Fraud Detection With Rare Positives (0.5%) and Messy Data
You are designing a supervised transaction-level fraud detector. Positives (fraud) are rare at 0.5% of all cases. The dataset has ~10% missing values, heavy-tailed outliers, and high-cardinality categorical features (e.g., merchant_id, device_id).
Answer the following:
-
Preprocessing
a) Propose a concrete preprocessing pipeline to handle missing values and outliers for both numeric and categorical features. Address high-cardinality categoricals and leakage prevention.
-
Training/Validation Splits
b) Specify how you would split the data for training/validation/testing.
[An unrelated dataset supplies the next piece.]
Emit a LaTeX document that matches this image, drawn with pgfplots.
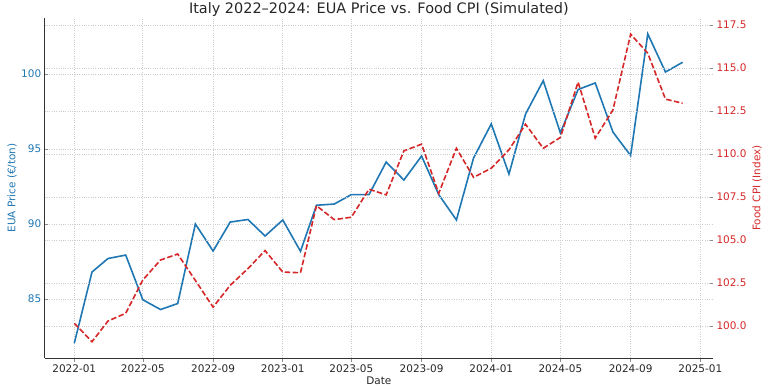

Justify stratified cross-validation (and when to prefer time-aware or group-aware schemes).
-
Evaluation and Costing
c) Select and justify evaluation metrics in this imbalanced setting. Compare ROC-AUC vs PR-AUC vs F1 at a chosen threshold. Define a cost-sensitive objective and the optimal decision threshold given costs.
-
Class Imbalance
d) Provide a concrete method to address class imbalance (e.g., calibrated class weights, focal loss, or SMOTE). Explain exactly how to apply it without leakage.
-
Business Trade-offs
e) Give a real-world example where false positives are costlier than false negatives (or vice versa), and explain how that changes thresholding and monitoring in production.